◆ **TASK PROMPT**
All of the entries need to be written out again, exactly as they are.

(Records with drawing code)
'''

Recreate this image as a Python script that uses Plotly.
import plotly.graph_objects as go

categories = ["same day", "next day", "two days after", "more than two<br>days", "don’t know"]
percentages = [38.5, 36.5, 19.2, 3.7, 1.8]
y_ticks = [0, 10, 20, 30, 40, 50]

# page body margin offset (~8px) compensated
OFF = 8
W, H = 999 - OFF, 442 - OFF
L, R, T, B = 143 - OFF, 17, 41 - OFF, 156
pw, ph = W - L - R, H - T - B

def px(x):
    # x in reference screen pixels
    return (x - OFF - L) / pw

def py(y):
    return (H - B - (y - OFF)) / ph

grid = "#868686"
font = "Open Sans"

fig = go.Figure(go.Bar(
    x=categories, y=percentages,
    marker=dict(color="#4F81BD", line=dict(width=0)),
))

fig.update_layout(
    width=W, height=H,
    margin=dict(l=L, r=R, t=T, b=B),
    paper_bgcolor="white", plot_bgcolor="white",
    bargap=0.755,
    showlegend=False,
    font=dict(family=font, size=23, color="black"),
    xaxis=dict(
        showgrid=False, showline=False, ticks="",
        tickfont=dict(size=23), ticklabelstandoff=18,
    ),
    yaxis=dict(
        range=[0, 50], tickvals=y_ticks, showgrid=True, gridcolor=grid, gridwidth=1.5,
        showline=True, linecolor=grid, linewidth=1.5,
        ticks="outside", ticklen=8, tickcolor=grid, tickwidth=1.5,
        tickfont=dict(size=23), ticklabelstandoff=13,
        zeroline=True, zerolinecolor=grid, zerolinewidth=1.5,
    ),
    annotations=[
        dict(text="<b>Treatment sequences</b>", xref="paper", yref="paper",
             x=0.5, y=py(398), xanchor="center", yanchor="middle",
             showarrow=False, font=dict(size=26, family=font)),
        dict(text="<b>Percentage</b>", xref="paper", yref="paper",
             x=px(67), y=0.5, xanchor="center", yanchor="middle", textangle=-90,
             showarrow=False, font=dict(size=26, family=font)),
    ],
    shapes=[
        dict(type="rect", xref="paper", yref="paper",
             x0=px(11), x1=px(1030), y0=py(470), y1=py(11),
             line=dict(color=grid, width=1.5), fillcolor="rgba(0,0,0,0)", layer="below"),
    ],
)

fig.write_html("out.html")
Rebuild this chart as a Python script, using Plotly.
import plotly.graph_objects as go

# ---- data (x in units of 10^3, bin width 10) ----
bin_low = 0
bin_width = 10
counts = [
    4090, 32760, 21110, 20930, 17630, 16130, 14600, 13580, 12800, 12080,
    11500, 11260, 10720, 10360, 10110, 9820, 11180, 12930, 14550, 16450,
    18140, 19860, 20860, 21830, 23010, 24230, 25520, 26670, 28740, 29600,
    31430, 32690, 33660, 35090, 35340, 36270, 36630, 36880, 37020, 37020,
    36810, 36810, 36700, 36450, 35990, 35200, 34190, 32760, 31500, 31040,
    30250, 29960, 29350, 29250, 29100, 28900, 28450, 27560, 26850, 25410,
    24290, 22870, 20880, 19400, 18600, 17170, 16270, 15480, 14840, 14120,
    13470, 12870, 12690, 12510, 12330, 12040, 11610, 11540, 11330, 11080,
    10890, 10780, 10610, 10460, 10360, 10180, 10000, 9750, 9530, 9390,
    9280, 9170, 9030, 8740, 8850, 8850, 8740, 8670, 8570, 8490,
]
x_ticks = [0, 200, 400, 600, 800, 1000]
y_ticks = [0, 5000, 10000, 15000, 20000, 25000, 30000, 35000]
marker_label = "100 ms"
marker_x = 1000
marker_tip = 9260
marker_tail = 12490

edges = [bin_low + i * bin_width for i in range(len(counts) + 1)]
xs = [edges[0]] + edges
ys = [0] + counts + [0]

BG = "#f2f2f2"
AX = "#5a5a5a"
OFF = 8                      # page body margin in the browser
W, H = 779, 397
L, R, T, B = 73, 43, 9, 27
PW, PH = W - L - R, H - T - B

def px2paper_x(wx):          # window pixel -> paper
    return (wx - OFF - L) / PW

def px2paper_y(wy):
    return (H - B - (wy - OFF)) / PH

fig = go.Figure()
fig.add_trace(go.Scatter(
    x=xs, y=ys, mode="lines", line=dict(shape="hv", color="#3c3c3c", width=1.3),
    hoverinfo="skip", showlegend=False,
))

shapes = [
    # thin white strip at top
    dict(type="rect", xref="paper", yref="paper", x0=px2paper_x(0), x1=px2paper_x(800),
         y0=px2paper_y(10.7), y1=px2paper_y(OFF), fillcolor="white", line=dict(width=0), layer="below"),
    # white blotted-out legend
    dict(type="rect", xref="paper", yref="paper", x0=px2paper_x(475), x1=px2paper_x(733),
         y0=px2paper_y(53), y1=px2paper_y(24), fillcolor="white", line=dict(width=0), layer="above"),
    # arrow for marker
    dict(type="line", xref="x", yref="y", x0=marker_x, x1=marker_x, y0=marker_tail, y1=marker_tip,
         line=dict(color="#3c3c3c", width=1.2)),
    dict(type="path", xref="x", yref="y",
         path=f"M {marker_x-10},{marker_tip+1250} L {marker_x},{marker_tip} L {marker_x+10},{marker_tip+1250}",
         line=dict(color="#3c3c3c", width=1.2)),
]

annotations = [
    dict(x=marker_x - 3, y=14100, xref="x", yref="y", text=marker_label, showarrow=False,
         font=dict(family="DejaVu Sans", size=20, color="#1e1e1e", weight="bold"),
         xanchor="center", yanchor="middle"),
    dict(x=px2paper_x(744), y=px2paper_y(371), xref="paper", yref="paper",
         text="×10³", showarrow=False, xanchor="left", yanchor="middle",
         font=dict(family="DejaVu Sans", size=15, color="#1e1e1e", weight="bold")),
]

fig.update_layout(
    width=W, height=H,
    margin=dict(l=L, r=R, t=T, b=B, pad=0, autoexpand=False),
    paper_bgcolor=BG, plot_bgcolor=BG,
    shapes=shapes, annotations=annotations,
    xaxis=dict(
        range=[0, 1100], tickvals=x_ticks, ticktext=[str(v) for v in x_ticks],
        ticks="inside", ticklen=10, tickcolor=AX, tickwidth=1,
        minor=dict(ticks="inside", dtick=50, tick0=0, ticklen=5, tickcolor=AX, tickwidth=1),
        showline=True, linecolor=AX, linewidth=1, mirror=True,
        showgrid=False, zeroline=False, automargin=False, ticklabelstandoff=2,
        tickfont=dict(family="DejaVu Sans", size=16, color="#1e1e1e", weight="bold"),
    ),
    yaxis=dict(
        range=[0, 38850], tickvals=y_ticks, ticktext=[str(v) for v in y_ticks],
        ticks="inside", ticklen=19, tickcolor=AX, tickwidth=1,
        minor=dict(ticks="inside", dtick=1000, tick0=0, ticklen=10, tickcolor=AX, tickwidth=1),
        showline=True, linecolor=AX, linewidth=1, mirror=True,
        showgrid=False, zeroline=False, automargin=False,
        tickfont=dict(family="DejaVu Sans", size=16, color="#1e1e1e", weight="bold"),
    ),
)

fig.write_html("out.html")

'''

◆ **TASK RESULT**
Recreate this image as a Python script that uses Plotly.
import plotly.graph_objects as go

categories = ["same day", "next day", "two days after", "more than two<br>days", "don’t know"]
percentages = [38.5, 36.5, 19.2, 3.7, 1.8]
y_ticks = [0, 10, 20, 30, 40, 50]

# page body margin offset (~8px) compensated
OFF = 8
W, H = 999 - OFF, 442 - OFF
L, R, T, B = 143 - OFF, 17, 41 - OFF, 156
pw, ph = W - L - R, H - T - B

def px(x):
    # x in reference screen pixels
    return (x - OFF - L) / pw

def py(y):
    return (H - B - (y - OFF)) / ph

grid = "#868686"
font = "Open Sans"

fig = go.Figure(go.Bar(
    x=categories, y=percentages,
    marker=dict(color="#4F81BD", line=dict(width=0)),
))

fig.update_layout(
    width=W, height=H,
    margin=dict(l=L, r=R, t=T, b=B),
    paper_bgcolor="white", plot_bgcolor="white",
    bargap=0.755,
    showlegend=False,
    font=dict(family=font, size=23, color="black"),
    xaxis=dict(
        showgrid=False, showline=False, ticks="",
        tickfont=dict(size=23), ticklabelstandoff=18,
    ),
    yaxis=dict(
        range=[0, 50], tickvals=y_ticks, showgrid=True, gridcolor=grid, gridwidth=1.5,
        showline=True, linecolor=grid, linewidth=1.5,
        ticks="outside", ticklen=8, tickcolor=grid, tickwidth=1.5,
        tickfont=dict(size=23), ticklabelstandoff=13,
        zeroline=True, zerolinecolor=grid, zerolinewidth=1.5,
    ),
    annotations=[
        dict(text="<b>Treatment sequences</b>", xref="paper", yref="paper",
             x=0.5, y=py(398), xanchor="center", yanchor="middle",
             showarrow=False, font=dict(size=26, family=font)),
        dict(text="<b>Percentage</b>", xref="paper", yref="paper",
             x=px(67), y=0.5, xanchor="center", yanchor="middle", textangle=-90,
             showarrow=False, font=dict(size=26, family=font)),
    ],
    shapes=[
        dict(type="rect", xref="paper", yref="paper",
             x0=px(11), x1=px(1030), y0=py(470), y1=py(11),
             line=dict(color=grid, width=1.5), fillcolor="rgba(0,0,0,0)", layer="below"),
    ],
)

fig.write_html("out.html")
Rebuild this chart as a Python script, using Plotly.
import plotly.graph_objects as go

# ---- data (x in units of 10^3, bin width 10) ----
bin_low = 0
bin_width = 10
counts = [
    4090, 32760, 21110, 20930, 17630, 16130, 14600, 13580, 12800, 12080,
    11500, 11260, 10720, 10360, 10110, 9820, 11180, 12930, 14550, 16450,
    18140, 19860, 20860, 21830, 23010, 24230, 25520, 26670, 28740, 29600,
    31430, 32690, 33660, 35090, 35340, 36270, 36630, 36880, 37020, 37020,
    36810, 36810, 36700, 36450, 35990, 35200, 34190, 32760, 31500, 31040,
    30250, 29960, 29350, 29250, 29100, 28900, 28450, 27560, 26850, 25410,
    24290, 22870, 20880, 19400, 18600, 17170, 16270, 15480, 14840, 14120,
    13470, 12870, 12690, 12510, 12330, 12040, 11610, 11540, 11330, 11080,
    10890, 10780, 10610, 10460, 10360, 10180, 10000, 9750, 9530, 9390,
    9280, 9170, 9030, 8740, 8850, 8850, 8740, 8670, 8570, 8490,
]
x_ticks = [0, 200, 400, 600, 800, 1000]
y_ticks = [0, 5000, 10000, 15000, 20000, 25000, 30000, 35000]
marker_label = "100 ms"
marker_x = 1000
marker_tip = 9260
marker_tail = 12490

edges = [bin_low + i * bin_width for i in range(len(counts) + 1)]
xs = [edges[0]] + edges
ys = [0] + counts + [0]

BG = "#f2f2f2"
AX = "#5a5a5a"
OFF = 8                      # page body margin in the browser
W, H = 779, 397
L, R, T, B = 73, 43, 9, 27
PW, PH = W - L - R, H - T - B

def px2paper_x(wx):          # window pixel -> paper
    return (wx - OFF - L) / PW

def px2paper_y(wy):
    return (H - B - (wy - OFF)) / PH

fig = go.Figure()
fig.add_trace(go.Scatter(
    x=xs, y=ys, mode="lines", line=dict(shape="hv", color="#3c3c3c", width=1.3),
    hoverinfo="skip", showlegend=False,
))

shapes = [
    # thin white strip at top
    dict(type="rect", xref="paper", yref="paper", x0=px2paper_x(0), x1=px2paper_x(800),
         y0=px2paper_y(10.7), y1=px2paper_y(OFF), fillcolor="white", line=dict(width=0), layer="below"),
    # white blotted-out legend
    dict(type="rect", xref="paper", yref="paper", x0=px2paper_x(475), x1=px2paper_x(733),
         y0=px2paper_y(53), y1=px2paper_y(24), fillcolor="white", line=dict(width=0), layer="above"),
    # arrow for marker
    dict(type="line", xref="x", yref="y", x0=marker_x, x1=marker_x, y0=marker_tail, y1=marker_tip,
         line=dict(color="#3c3c3c", width=1.2)),
    dict(type="path", xref="x", yref="y",
         path=f"M {marker_x-10},{marker_tip+1250} L {marker_x},{marker_tip} L {marker_x+10},{marker_tip+1250}",
         line=dict(color="#3c3c3c", width=1.2)),
]

annotations = [
    dict(x=marker_x - 3, y=14100, xref="x", yref="y", text=marker_label, showarrow=False,
         font=dict(family="DejaVu Sans", size=20, color="#1e1e1e", weight="bold"),
         xanchor="center", yanchor="middle"),
    dict(x=px2paper_x(744), y=px2paper_y(371), xref="paper", yref="paper",
         text="×10³", showarrow=False, xanchor="left", yanchor="middle",
         font=dict(family="DejaVu Sans", size=15, color="#1e1e1e", weight="bold")),
]

fig.update_layout(
    width=W, height=H,
    margin=dict(l=L, r=R, t=T, b=B, pad=0, autoexpand=False),
    paper_bgcolor=BG, plot_bgcolor=BG,
    shapes=shapes, annotations=annotations,
    xaxis=dict(
        range=[0, 1100], tickvals=x_ticks, ticktext=[str(v) for v in x_ticks],
        ticks="inside", ticklen=10, tickcolor=AX, tickwidth=1,
        minor=dict(ticks="inside", dtick=50, tick0=0, ticklen=5, tickcolor=AX, tickwidth=1),
        showline=True, linecolor=AX, linewidth=1, mirror=True,
        showgrid=False, zeroline=False, automargin=False, ticklabelstandoff=2,
        tickfont=dict(family="DejaVu Sans", size=16, color="#1e1e1e", weight="bold"),
    ),
    yaxis=dict(
        range=[0, 38850], tickvals=y_ticks, ticktext=[str(v) for v in y_ticks],
        ticks="inside", ticklen=19, tickcolor=AX, tickwidth=1,
        minor=dict(ticks="inside", dtick=1000, tick0=0, ticklen=10, tickcolor=AX, tickwidth=1),
        showline=True, linecolor=AX, linewidth=1, mirror=True,
        showgrid=False, zeroline=False, automargin=False,
        tickfont=dict(family="DejaVu Sans", size=16, color="#1e1e1e", weight="bold"),
    ),
)

fig.write_html("out.html")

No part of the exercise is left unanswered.